The transformation will be unveiled in phases from September and result in research, exhibition and immersive spaces as well as a teahouse and a cinema programme celebrating Hong Kong’s cultural legacy.

An ornate installation in the garden grounds, 1970.

Haw Par Mansion, as seen in 1976, with the Tiger Pagoda in the background.

A “dragon” snakes through the garden, 1976.

Murals and statues at the garden, in 1986.

Photo opportunities aplenty, in 1986.

A fierce-looking attraction, 1987.

Look but don’t swim; Haw Par Mansion in 1987. While the garden was open to the public, the mansion generally was not.

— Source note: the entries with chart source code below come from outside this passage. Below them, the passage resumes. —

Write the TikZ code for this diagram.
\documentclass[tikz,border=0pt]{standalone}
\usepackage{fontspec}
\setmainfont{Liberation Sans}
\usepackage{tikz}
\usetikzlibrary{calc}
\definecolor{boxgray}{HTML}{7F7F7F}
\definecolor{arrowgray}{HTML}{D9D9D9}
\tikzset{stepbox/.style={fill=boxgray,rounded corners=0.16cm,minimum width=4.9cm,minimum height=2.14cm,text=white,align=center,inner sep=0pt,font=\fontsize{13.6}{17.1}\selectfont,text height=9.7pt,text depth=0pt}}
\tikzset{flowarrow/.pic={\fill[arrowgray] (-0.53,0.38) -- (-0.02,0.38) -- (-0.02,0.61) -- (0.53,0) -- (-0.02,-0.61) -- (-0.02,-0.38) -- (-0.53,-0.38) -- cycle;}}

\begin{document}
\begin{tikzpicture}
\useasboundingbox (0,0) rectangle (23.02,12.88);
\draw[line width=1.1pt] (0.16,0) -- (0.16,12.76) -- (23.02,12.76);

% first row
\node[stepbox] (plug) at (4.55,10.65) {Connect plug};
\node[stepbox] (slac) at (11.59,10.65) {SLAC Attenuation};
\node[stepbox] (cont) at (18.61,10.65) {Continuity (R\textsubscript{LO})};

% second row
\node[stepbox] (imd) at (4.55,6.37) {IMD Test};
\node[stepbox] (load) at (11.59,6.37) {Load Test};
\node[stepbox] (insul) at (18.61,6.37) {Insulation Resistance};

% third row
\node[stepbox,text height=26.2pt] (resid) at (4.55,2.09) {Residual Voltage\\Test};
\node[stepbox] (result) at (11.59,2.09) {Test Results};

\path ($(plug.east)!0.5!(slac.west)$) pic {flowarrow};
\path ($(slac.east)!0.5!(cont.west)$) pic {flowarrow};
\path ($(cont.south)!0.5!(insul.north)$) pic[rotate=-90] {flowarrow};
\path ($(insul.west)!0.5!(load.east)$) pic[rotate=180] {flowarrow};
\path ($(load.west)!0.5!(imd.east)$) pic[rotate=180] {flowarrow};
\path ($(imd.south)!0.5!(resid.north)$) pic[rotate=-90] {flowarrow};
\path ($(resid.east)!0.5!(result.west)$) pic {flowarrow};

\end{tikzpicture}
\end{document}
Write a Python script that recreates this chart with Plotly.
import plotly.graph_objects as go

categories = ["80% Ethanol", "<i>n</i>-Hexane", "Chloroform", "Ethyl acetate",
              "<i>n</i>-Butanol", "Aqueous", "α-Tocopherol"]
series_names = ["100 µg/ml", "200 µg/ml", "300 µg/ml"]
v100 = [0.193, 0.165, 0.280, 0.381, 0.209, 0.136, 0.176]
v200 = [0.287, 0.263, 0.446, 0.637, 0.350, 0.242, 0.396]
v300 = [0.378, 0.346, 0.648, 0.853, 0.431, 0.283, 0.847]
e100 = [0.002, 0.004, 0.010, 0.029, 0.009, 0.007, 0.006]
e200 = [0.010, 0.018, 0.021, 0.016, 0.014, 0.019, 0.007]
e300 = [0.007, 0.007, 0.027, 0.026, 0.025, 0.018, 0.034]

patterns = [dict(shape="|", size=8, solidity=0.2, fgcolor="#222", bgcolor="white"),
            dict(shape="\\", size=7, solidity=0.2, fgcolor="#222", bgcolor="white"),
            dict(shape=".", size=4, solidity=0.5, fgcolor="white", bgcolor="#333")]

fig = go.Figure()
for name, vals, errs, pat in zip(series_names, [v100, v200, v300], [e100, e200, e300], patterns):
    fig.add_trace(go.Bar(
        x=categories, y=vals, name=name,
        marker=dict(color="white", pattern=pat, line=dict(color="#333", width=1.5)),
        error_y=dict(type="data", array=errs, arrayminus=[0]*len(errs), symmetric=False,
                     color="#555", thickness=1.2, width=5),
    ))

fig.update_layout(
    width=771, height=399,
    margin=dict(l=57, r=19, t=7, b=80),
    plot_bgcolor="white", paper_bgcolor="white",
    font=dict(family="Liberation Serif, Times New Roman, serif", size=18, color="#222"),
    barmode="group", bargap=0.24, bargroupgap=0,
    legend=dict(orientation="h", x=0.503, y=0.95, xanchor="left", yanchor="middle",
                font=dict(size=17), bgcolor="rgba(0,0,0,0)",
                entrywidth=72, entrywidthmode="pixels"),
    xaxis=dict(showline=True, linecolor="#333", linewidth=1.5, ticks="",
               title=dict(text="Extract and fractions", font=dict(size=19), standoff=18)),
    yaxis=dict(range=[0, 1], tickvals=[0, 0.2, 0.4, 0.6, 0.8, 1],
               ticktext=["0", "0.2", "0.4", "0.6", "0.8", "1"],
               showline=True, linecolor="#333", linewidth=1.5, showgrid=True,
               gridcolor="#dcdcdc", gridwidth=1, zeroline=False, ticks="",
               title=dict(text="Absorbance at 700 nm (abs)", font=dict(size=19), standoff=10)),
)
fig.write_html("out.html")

The seven-storey Tiger Pagoda towers over the gardens, in 1987. When what was also known as the White Pagoda was demolished in 2004, Hong Kong Island lost its only traditional Chinese pagoda.

Lady Jane Akers-Jones, the wife of Sir David Akers-Jones, the then chairman of the Housing Authority, celebrates the 1988 Spring Lantern Festival at Tiger Balm Garden.

A rainy day in 1998.

Haw Par Mansion on a finer day in 1998.

Tiger Balm Garden in 1999. For most of its existence, the garden was free to enter for the public.

Tiger Balm Garden, Haw Par Mansion and the Tiger Pagoda in 2000.

An open day at Haw Par Mansion in 2010.

Haw Par Mansion in 2013, after the surrounding garden had been demolished.

The gate to the mansion, located at 15A Tai Hang Road, in 2015.

In 2015, the mansion’s grand entrance was showing its age.